EXERCISE AIM: Quote from the first line below through the line that contains "const yMinorTicks = [10, 30, 50, 70, 90]", both included, and leave the pictures out.

--- DATA LINES ---

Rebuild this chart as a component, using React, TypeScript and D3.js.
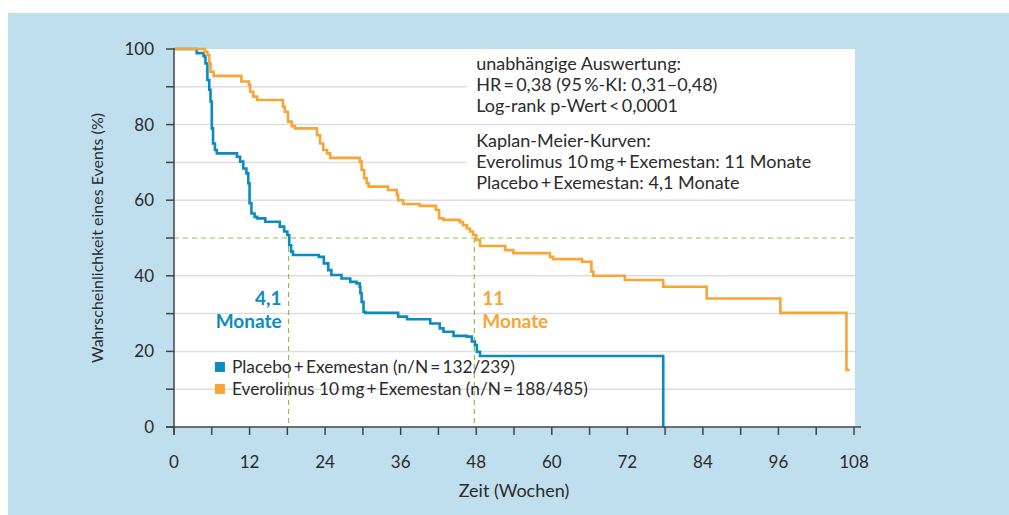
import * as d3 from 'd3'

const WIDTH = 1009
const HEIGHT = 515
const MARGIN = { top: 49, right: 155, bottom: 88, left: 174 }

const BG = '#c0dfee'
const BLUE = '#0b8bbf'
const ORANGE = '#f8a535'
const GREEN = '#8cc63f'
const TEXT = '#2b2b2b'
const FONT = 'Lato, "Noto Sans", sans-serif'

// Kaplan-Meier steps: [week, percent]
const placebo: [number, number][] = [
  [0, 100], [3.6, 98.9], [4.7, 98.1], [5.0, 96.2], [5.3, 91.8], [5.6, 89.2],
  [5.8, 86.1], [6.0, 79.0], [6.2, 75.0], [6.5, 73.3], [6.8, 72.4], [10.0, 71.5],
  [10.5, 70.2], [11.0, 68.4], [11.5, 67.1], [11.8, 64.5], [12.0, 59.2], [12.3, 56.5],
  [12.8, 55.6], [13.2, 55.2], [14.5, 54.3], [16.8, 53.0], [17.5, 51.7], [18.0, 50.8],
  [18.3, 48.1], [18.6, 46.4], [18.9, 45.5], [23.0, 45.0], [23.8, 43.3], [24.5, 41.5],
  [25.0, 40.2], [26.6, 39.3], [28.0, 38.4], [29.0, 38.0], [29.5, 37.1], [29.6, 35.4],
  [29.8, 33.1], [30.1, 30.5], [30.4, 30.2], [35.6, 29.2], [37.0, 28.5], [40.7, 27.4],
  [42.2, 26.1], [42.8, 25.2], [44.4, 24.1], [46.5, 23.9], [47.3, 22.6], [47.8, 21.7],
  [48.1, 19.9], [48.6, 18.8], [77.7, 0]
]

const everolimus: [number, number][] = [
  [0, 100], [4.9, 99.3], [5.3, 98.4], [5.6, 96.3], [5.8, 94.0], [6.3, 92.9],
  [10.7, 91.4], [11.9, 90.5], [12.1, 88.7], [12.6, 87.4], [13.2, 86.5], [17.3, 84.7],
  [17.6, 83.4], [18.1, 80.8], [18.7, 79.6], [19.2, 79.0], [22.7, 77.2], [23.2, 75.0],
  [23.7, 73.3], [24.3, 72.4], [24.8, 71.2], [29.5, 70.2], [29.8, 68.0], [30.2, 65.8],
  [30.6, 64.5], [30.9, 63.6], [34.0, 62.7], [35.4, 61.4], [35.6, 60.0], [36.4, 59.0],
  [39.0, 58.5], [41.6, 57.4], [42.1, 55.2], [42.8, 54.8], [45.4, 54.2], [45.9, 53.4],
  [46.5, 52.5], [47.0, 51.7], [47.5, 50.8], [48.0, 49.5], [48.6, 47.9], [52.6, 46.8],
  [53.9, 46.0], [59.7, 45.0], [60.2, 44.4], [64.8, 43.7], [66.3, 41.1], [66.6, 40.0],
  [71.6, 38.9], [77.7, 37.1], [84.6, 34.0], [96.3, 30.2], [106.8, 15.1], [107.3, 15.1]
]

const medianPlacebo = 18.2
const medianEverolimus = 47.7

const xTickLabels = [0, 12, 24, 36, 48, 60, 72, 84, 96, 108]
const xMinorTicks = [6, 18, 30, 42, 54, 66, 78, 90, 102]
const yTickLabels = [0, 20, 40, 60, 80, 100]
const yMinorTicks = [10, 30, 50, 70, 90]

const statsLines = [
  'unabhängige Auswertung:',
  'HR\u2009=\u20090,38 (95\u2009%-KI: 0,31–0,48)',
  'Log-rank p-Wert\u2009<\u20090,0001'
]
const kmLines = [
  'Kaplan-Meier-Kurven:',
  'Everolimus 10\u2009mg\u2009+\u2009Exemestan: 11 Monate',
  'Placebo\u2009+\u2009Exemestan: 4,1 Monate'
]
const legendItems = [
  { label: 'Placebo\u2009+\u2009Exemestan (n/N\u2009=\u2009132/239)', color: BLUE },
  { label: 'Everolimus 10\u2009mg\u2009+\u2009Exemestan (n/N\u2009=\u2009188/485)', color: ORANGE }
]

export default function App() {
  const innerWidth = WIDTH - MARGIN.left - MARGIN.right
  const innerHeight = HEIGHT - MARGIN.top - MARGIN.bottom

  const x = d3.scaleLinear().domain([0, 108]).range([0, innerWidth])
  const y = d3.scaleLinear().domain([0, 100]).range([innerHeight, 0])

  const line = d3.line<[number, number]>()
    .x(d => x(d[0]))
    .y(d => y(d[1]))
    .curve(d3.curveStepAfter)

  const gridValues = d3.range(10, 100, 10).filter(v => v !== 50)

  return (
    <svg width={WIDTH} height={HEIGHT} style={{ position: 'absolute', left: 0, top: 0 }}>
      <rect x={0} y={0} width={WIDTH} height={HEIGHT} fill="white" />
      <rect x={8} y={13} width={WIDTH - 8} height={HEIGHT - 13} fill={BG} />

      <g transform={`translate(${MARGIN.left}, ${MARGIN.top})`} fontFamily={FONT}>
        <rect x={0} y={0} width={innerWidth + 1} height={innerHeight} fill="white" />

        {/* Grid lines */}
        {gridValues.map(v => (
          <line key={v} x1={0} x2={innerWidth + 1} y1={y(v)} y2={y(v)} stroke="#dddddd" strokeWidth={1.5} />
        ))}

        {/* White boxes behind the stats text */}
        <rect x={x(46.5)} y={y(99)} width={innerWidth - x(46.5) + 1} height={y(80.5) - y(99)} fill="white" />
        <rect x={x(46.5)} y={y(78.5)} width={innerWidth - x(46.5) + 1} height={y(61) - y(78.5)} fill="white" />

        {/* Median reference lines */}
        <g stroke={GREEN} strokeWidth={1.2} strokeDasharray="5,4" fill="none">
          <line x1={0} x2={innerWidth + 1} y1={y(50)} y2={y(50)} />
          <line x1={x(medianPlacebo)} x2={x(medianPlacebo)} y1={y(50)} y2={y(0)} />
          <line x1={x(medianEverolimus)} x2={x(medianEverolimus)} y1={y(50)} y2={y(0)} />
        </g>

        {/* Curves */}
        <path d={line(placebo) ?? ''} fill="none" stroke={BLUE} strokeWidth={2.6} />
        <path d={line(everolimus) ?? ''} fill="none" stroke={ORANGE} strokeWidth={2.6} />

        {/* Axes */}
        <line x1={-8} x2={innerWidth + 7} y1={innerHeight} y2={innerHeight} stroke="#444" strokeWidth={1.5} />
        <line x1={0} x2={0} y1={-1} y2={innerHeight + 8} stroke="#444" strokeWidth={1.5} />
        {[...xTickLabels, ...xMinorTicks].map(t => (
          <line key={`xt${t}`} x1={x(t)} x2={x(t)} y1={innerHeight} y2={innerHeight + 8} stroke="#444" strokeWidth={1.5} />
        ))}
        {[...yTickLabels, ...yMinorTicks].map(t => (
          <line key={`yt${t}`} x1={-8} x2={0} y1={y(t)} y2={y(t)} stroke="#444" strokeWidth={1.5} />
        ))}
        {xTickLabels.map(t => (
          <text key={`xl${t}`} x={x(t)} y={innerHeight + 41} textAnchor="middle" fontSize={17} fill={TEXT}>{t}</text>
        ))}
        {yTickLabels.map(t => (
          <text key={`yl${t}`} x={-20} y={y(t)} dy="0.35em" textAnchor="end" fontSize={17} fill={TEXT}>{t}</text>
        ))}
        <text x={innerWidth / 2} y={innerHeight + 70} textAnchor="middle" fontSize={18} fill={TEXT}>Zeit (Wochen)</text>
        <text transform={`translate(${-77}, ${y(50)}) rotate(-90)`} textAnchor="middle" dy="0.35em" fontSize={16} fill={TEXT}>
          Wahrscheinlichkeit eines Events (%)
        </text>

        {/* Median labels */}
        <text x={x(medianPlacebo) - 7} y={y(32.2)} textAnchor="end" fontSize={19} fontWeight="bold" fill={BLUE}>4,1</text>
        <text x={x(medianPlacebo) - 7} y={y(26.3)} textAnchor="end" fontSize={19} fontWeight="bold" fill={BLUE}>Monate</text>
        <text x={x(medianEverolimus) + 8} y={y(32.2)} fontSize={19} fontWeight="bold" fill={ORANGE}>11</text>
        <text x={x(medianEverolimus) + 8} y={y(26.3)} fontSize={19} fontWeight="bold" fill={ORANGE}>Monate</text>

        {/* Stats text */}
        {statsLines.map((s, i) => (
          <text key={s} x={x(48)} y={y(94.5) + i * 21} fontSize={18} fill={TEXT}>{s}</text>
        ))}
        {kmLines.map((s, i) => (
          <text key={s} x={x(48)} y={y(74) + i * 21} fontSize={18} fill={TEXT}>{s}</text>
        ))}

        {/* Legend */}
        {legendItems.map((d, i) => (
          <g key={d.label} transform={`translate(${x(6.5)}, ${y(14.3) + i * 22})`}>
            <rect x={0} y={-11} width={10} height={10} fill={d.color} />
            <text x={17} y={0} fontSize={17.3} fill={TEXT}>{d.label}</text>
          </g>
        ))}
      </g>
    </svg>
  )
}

---

PROBLEM SOLUTION:
Rebuild this chart as a component, using React, TypeScript and D3.js.
import * as d3 from 'd3'

const WIDTH = 1009
const HEIGHT = 515
const MARGIN = { top: 49, right: 155, bottom: 88, left: 174 }

const BG = '#c0dfee'
const BLUE = '#0b8bbf'
const ORANGE = '#f8a535'
const GREEN = '#8cc63f'
const TEXT = '#2b2b2b'
const FONT = 'Lato, "Noto Sans", sans-serif'

// Kaplan-Meier steps: [week, percent]
const placebo: [number, number][] = [
  [0, 100], [3.6, 98.9], [4.7, 98.1], [5.0, 96.2], [5.3, 91.8], [5.6, 89.2],
  [5.8, 86.1], [6.0, 79.0], [6.2, 75.0], [6.5, 73.3], [6.8, 72.4], [10.0, 71.5],
  [10.5, 70.2], [11.0, 68.4], [11.5, 67.1], [11.8, 64.5], [12.0, 59.2], [12.3, 56.5],
  [12.8, 55.6], [13.2, 55.2], [14.5, 54.3], [16.8, 53.0], [17.5, 51.7], [18.0, 50.8],
  [18.3, 48.1], [18.6, 46.4], [18.9, 45.5], [23.0, 45.0], [23.8, 43.3], [24.5, 41.5],
  [25.0, 40.2], [26.6, 39.3], [28.0, 38.4], [29.0, 38.0], [29.5, 37.1], [29.6, 35.4],
  [29.8, 33.1], [30.1, 30.5], [30.4, 30.2], [35.6, 29.2], [37.0, 28.5], [40.7, 27.4],
  [42.2, 26.1], [42.8, 25.2], [44.4, 24.1], [46.5, 23.9], [47.3, 22.6], [47.8, 21.7],
  [48.1, 19.9], [48.6, 18.8], [77.7, 0]
]

const everolimus: [number, number][] = [
  [0, 100], [4.9, 99.3], [5.3, 98.4], [5.6, 96.3], [5.8, 94.0], [6.3, 92.9],
  [10.7, 91.4], [11.9, 90.5], [12.1, 88.7], [12.6, 87.4], [13.2, 86.5], [17.3, 84.7],
  [17.6, 83.4], [18.1, 80.8], [18.7, 79.6], [19.2, 79.0], [22.7, 77.2], [23.2, 75.0],
  [23.7, 73.3], [24.3, 72.4], [24.8, 71.2], [29.5, 70.2], [29.8, 68.0], [30.2, 65.8],
  [30.6, 64.5], [30.9, 63.6], [34.0, 62.7], [35.4, 61.4], [35.6, 60.0], [36.4, 59.0],
  [39.0, 58.5], [41.6, 57.4], [42.1, 55.2], [42.8, 54.8], [45.4, 54.2], [45.9, 53.4],
  [46.5, 52.5], [47.0, 51.7], [47.5, 50.8], [48.0, 49.5], [48.6, 47.9], [52.6, 46.8],
  [53.9, 46.0], [59.7, 45.0], [60.2, 44.4], [64.8, 43.7], [66.3, 41.1], [66.6, 40.0],
  [71.6, 38.9], [77.7, 37.1], [84.6, 34.0], [96.3, 30.2], [106.8, 15.1], [107.3, 15.1]
]

const medianPlacebo = 18.2
const medianEverolimus = 47.7

const xTickLabels = [0, 12, 24, 36, 48, 60, 72, 84, 96, 108]
const xMinorTicks = [6, 18, 30, 42, 54, 66, 78, 90, 102]
const yTickLabels = [0, 20, 40, 60, 80, 100]
const yMinorTicks = [10, 30, 50, 70, 90]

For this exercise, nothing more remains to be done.